From CV Floods To Focused Shortlists - Why Fewer Candidates Often Lead To Better Hires
Many SMEs still judge recruitment by the number of CVs they receive, but high volume is usually a sign of poor targeting and weak screening. This article explains why a smaller, higher-quality shortlist leads to better hiring decisions and how a campaign-based approach can deliver that.
It is easy to assume that more candidates is always better. More CVs sounds like more choice and a higher chance of finding the right person. That is why many businesses treat CV volume as a sign that recruitment is going well.
If you have ever received a large batch of unfocused CVs, you know how misleading that is. Volume quickly becomes noise. Instead of feeling confident, you end up overwhelmed and uncertain.
The Hidden Cost Of Chasing Volume
Focusing on volume creates several problems.
Your team spends time sifting, not deciding
Every CV takes attention. Even a quick scan consumes time. Multiply that across dozens of profiles and you have lost hours of leadership capacity to sorting and filtering. That is time that could be spent serving customers or leading your existing team.
The signal is buried
When your inbox is full of loosely relevant CVs, it is easy to miss the one or two that truly stand out. Good candidates can get lost in a pile of maybe profiles. Decision quality drops as fatigue sets in.
You lose confidence in your process
If most of what you see is off-target, it is natural to question your entire approach. This can trigger unnecessary changes to the role, salary, or even the campaign, when the real issue is filtering rather than demand.
Why A Smaller, Well-Matched Shortlist Works Better
A focused shortlist creates a different experience.

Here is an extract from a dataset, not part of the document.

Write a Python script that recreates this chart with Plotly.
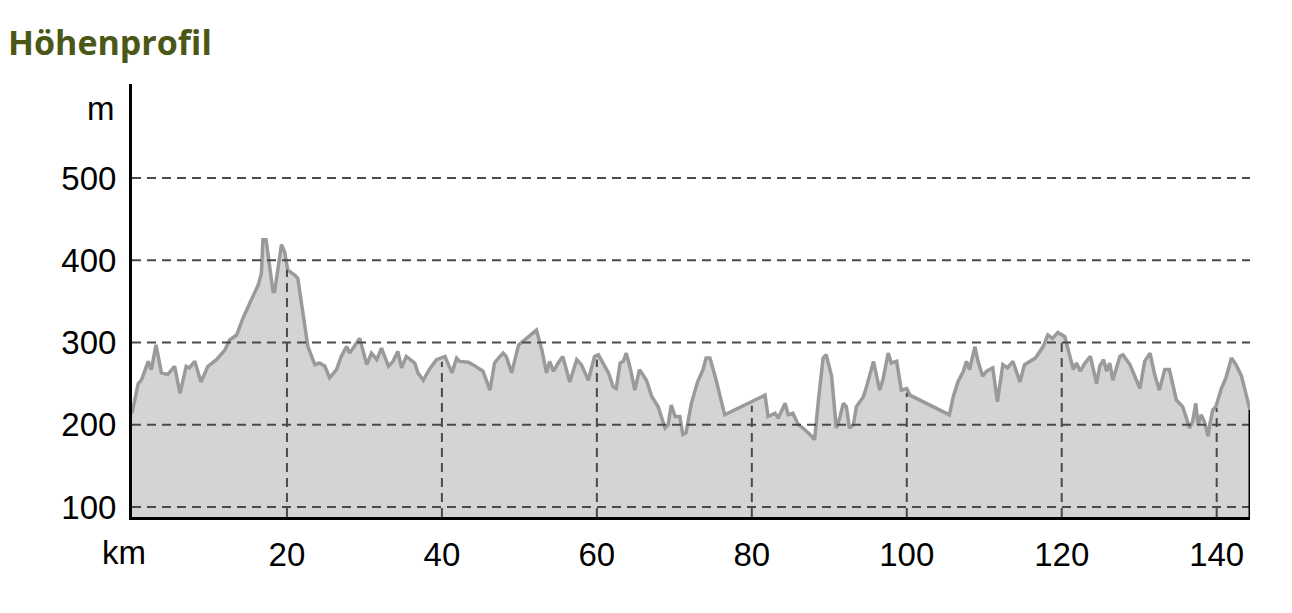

You become clearer about what you want
To deliver a tight shortlist, your recruiter needs a precise brief. You are forced to define the essential skills, behaviours, and experience, and where you are willing to be flexible. That clarity makes it easier to recognise the right person when you meet them.
Interviews become more effective
Meeting a small number of well-matched candidates allows for better conversations. You can plan interviews carefully, ask thoughtful questions, and involve the right stakeholders. This leads to better decisions and a stronger experience for everyone involved.
Candidates feel respected
Candidates notice when a process is focused. They receive relevant questions, timely updates, and a sense that the business knows what it needs. That improves engagement and increases the likelihood that your preferred candidate will accept an offer.
How A Campaign-Based Model Supports Quality Shortlists
Traditional models that rely on competition between agencies often encourage speed and volume. When the race is to be first, it is common for every possible CV to be pushed forward.
A structured, campaign-based approach operates differently.
The goal is a strong shortlist, not a large pile of CVs
From the start, success is defined as a small number of suitable candidates delivered within a clear timeframe. Effort goes into sourcing and screening rather than generating impressive volume.
Screening is treated as a core part of the service
In a campaign model, screening is a deliberate and meaningful step. Candidates who are not suitable are filtered out before they reach you. You see fewer people, but each one has already passed a solid set of checks.
Timelines are defined in advance
Campaigns run to agreed milestones — when shortlists will be presented, when interviews should be completed, and when offers should be made. This structure reduces the temptation to respond to anxiety by sending more and more CVs.
Changing How You Measure Recruitment Success
To move away from a volume mindset, you need new success measures.
Instead of asking how many CVs you received, track:
- How many shortlisted candidates were invited to second interviews
- How confident interviewers felt about the final options
- How long it took from campaign launch to accepted offer
- How the successful hire is performing after three and six months
These measures tell you much more about the health of your recruitment process than raw CV counts.
Final Thoughts
A flood of CVs can look impressive on paper, but it often signals weak targeting and poor screening. What matters is how efficiently you can identify, engage, and hire the right person.
By embracing a campaign-based approach that focuses on smaller, higher-quality shortlists, you reduce noise, protect your team’s time, and increase the likelihood that you will make hires you are still happy with long after they join.